Writer: David Mack, Joe Quesada, Jimmy Palmiotti
Pencils: Joe Quesada, David Ross, Rob Haynes
Inker: Jimmy Palmiotti and Mark Morales
Colours: Richard Isanove and David Self
Letters: Comicraft's Liz Agraphiotis, Troy Peteri and Oscar Goongora
What's it about?
Meet the cast.
Daredevil, aka Matt Murdock
He's a lawyer by day and a vigilante by night. As a small child he had an accident which left him blind, this same accident heightened his other senses, beyond that of regular humans.
Echo, aka Maya Lopez
The Kingpin of Crime, aka Wilson Fisk.
He has no powers but is the head of a criminal empire. He's quite dangerous. (Image not taken from this comic)
No alias, Nelson is a lawyer and business partner of Matt Murdock.
As for the story, it goes like this...
Foggy Nelson and Daredevil decide to prosecute the Kingpin, and set about securing evidence that will lead to his imprisonment. Meanwhile Maya is trying to locate more information about her father's murder. Maya knows the Kingpin as a benevelent family friend and upstanging member of the business community, she is unaware of his criminal dealings. Upon prompting from the Kingpin, and under the impression she is doing Fisk a favour, she befriends Matt Murdock.
False trails of information mean these characters, in all their identities, collide. Current events force them to reflect on their childhood and evaluate how they came to be the person they are today.
Part crime drama, part romance, part action and vengeance tale. This book has a whole lot of promise and my gods, does it deliver.
What's good about it?
There's the obvious things that make a book good - solid pacing, a good cast, good dialogue, a keen sense of drama etc. This book has those aspects, but it's also got a whole lot of other things specific to this particular story.

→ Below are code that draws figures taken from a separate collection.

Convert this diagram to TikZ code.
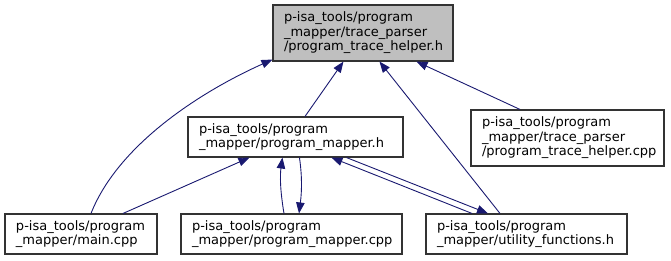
\documentclass[tikz,border=0pt]{standalone}
\usepackage{fontspec}
\setmainfont{DejaVu Sans}
\usetikzlibrary{arrows.meta,calc}
\definecolor{edgeblue}{HTML}{191970}
\definecolor{boxline}{HTML}{333333}
\definecolor{curfill}{HTML}{BFBFBF}
\begin{document}
\begin{tikzpicture}[x=1pt,y=1pt,
  filebox/.style={draw=boxline,line width=1.1pt,fill=white,align=left,
    inner xsep=11pt,inner ysep=0pt,minimum height=#1,anchor=center,
    font=\fontsize{13}{14.5}\selectfont},
  filebox/.default=40pt,
  dep/.style={draw=edgeblue,line width=0.9pt,
    -{Triangle[length=11pt,width=8.5pt,fill=edgeblue]}}]
\useasboundingbox (0,0) rectangle (671,260);
% file nodes
\node[filebox=56pt,fill=curfill,text width=158pt] (top) at (363,227)
  {p-isa\_tools/program\\\_mapper/trace\_parser\\/program\_trace\_helper.h};
\node[filebox,text width=193pt] (pmh) at (295.5,123)
  {p-isa\_tools/program\\\_mapper/program\_mapper.h};
\node[filebox=56pt,text width=171pt] (ptcpp) at (567.5,122)
  {p-isa\_tools/program\\\_mapper/trace\_parser\\/program\_trace\_helper.cpp};
\node[filebox,text width=130pt] (main) at (81,26)
  {p-isa\_tools/program\\\_mapper/main.cpp};
\node[filebox,text width=199pt] (pmcpp) at (291.5,26)
  {p-isa\_tools/program\\\_mapper/program\_mapper.cpp};
\node[filebox,text width=179pt] (uf) at (526.5,26)
  {p-isa\_tools/program\\\_mapper/utility\_functions.h};
% include edges
\draw[dep] ($(main.north)+(10,0)$) .. controls (118,115) and (200,168) .. ($(top.south west)+(0,2)$);
\draw[dep] ($(pmh.north)+(9.5,0)$) -- ($(top.south west)+(71,0)$);
\draw[dep] ($(uf.north)+(-26.5,0)$) -- ($(top.south west)+(107,0)$);
\draw[dep] ($(ptcpp.north)+(-47.5,0)$) -- ($(top.south west)+(144,0)$);
\draw[dep] ($(main.north)+(42,0)$) -- ($(pmh.south west)+(62,0)$);
\draw[dep] ($(pmcpp.north)+(-7.5,0)$) .. controls (280,70) and (280,85) .. ($(pmh.south west)+(95,0)$);
\draw[dep] ($(pmh.south west)+(112,0)$) .. controls (302,85) and (302,70) .. ($(pmcpp.north)+(7.5,0)$);
\draw[dep] ($(uf.north)+(-54.5,0)$) -- ($(pmh.south west)+(144,0)$);
\draw[dep] ($(pmh.south west)+(159,0)$) -- ($(uf.north)+(-38.5,0)$);
\end{tikzpicture}
\end{document}
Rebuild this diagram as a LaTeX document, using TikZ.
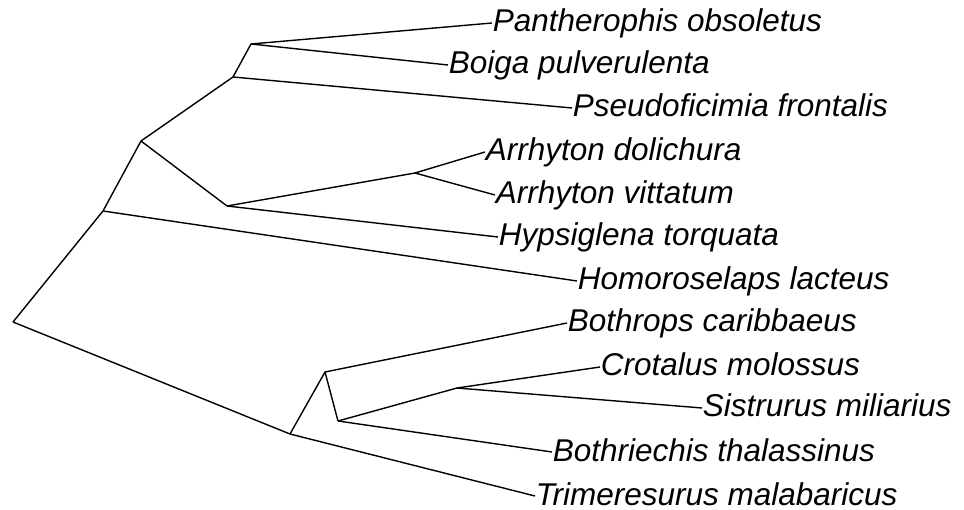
\documentclass[tikz,border=0pt]{standalone}
\usepackage{fontspec}
\setmainfont{Liberation Sans}
\begin{document}
\begin{tikzpicture}[x=1pt,y=-1pt,
  br/.style={line width=1.4pt,line join=miter},
  lab/.style={anchor=base west,inner sep=0.6pt,yshift=-9pt,font=\fontsize{31.5}{37}\selectfont\itshape}]
\useasboundingbox (0,0) rectangle (964,510);
% internal nodes
\coordinate (root) at (13,322);
\coordinate (A) at (103,211);
\coordinate (B) at (141,141);
\coordinate (C) at (233,77);
\coordinate (D) at (251,44);
\coordinate (E) at (227,206);
\coordinate (F) at (415,173);
\coordinate (G) at (290,434);
\coordinate (H) at (325,372);
\coordinate (I) at (338,421);
\coordinate (J) at (457,388);
% leaf ends
\coordinate (l1) at (492,23);
\coordinate (l2) at (448,65);
\coordinate (l3) at (572,108);
\coordinate (l4) at (485,152);
\coordinate (l5) at (495,195);
\coordinate (l6) at (498,237);
\coordinate (l7) at (577,281);
\coordinate (l8) at (567,323);
\coordinate (l9) at (600,367);
\coordinate (l10) at (702,408);
\coordinate (l11) at (552,452);
\coordinate (l12) at (535,496);
% labels
\node[lab] (t1) at (l1) {Pantherophis obsoletus};
\node[lab] (t2) at (l2) {Boiga pulverulenta};
\node[lab] (t3) at (l3) {Pseudoficimia frontalis};
\node[lab] (t4) at (l4) {Arrhyton dolichura};
\node[lab] (t5) at (l5) {Arrhyton vittatum};
\node[lab] (t6) at (l6) {Hypsiglena torquata};
\node[lab] (t7) at (l7) {Homoroselaps lacteus};
\node[lab] (t8) at (l8) {Bothrops caribbaeus};
\node[lab] (t9) at (l9) {Crotalus molossus};
\node[lab] (t10) at (l10) {Sistrurus miliarius};
\node[lab] (t11) at (l11) {Bothriechis thalassinus};
\node[lab] (t12) at (l12) {Trimeresurus malabaricus};
% branches
\draw[br] (root) -- (A);
\draw[br] (root) -- (G);
\draw[br] (A) -- (B);
\draw[br] (A) -- (l7);
\draw[br] (B) -- (C);
\draw[br] (B) -- (E);
\draw[br] (C) -- (D);
\draw[br] (C) -- (l3);
\draw[br] (D) -- (l1);
\draw[br] (D) -- (l2);
\draw[br] (E) -- (F);
\draw[br] (E) -- (l6);
\draw[br] (F) -- (l4);
\draw[br] (F) -- (l5);
\draw[br] (G) -- (H);
\draw[br] (G) -- (l12);
\draw[br] (H) -- (l8);
\draw[br] (H) -- (I);
\draw[br] (I) -- (J);
\draw[br] (I) -- (l11);
\draw[br] (J) -- (l9);
\draw[br] (J) -- (l10);
\end{tikzpicture}
\end{document}
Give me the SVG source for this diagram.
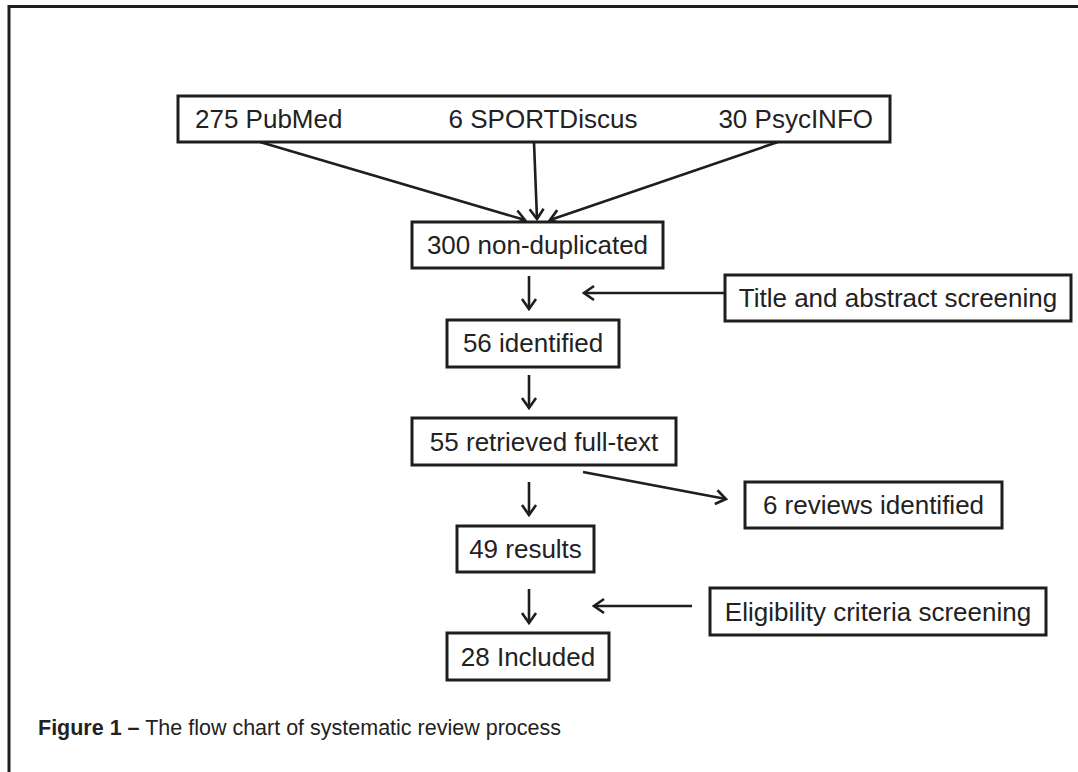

Take Maya. She's Deaf, and this is an important part of her identity, but she is more than just her Deafness. Unlike daredevil, her powers are not linked to or caused by her inability to hear. Maya is shown to be clever, creative, determined, flirtatious, confident, friendly, warm and dedicated. She is never a victim or a figure to pity, which makes her a unique addition to the (low) number of Deaf characters in literature. Within the dialogue the book demonstrates a high level of Deaf awareness and often discusses the barriers faced by those who are Deaf or blind. This commentary is blended into the plot in a natural manner, usually in terms of day to day events. For example, Maya's need to have people face her so she can read their lips. Maya's Deafhood makes her unique, but she is such a well fleshed out and compelling character she transcends stereotypes.
In addition to this it's quite simply a gripping story with a lot to say - you'll find no filler material here. The flashbacks to childhood mean that we learn the character's histories and are provided with a good introduction to each one. This book is a self contained arc collecting issue numbers 9 to 15 of the Daredevil series, but it doesn't require previous knowledge to understand or enjoy it.
What's bad about it?
In the section above I mentioned how the dialogue within this book shows a high level of Deaf awareness. Well mostly that's true, (although the explanations for why she has perfect speech and how she learnt American Sign Language seem a bit hamfisted), unfortunately it seems that something was mis-communicated to the artist. For example, there are a few scenes where Maya is lip reading people in the dark or with her eyes closed. These moments are irksome. They are not irksome enough to stop me reading or enjoying the book, but they do jump out as being ill thought through. They may annoy you to a greater or lesser extent.
The other thing that may be troublesome to some readers, is Daredevil's skill set. He is an advanced gymnast, has heightened senses and is such a good fighter it sometimes seems he is near invulnerable or superhuman. This aspect of him may or may not capture your interest.
What's the art like?
Ignoring the impossibility of lip reading in the dark and focusing on the technical aspects, the art is bloody great. It's quite varied and encompasses a whole range of emotions, moods, and relationships.
It's imaginative, sometimes surreal and has recurring themes, such as music, that play a large part in both Daredevil's and Echo's story.
There is a heady, overpowering feel to the art that has as much to do with the layout as the colours. During the more intense moments of the story the art becomes intoxicating and sweeps you off your feet.
At the time of writing this book is only available in hardcover. Should we hear about a paperback being released, this post will be updated with the relevant information.
This trade also includes a short standalone story at the back, which is primarily about the power of the human spirit. It is framed around Daredevil and Echo but it's really about the ordinary folk of Hell's Kitchen, New York. It's a nice little way to wrap up and a good bonus to the main story.
Maya is the only Deaf superhero in Marvel or DC and pitifully few stories about her have been collected. The Vision Quest story arc centres on Echo and can be found secondhand on Amazon here. Maya later joined The Avengers and features in a number of their issues. Details to be included in this post when found.
As for Daredevil, I recommend you try out Yellow, Redemption and Wake Up.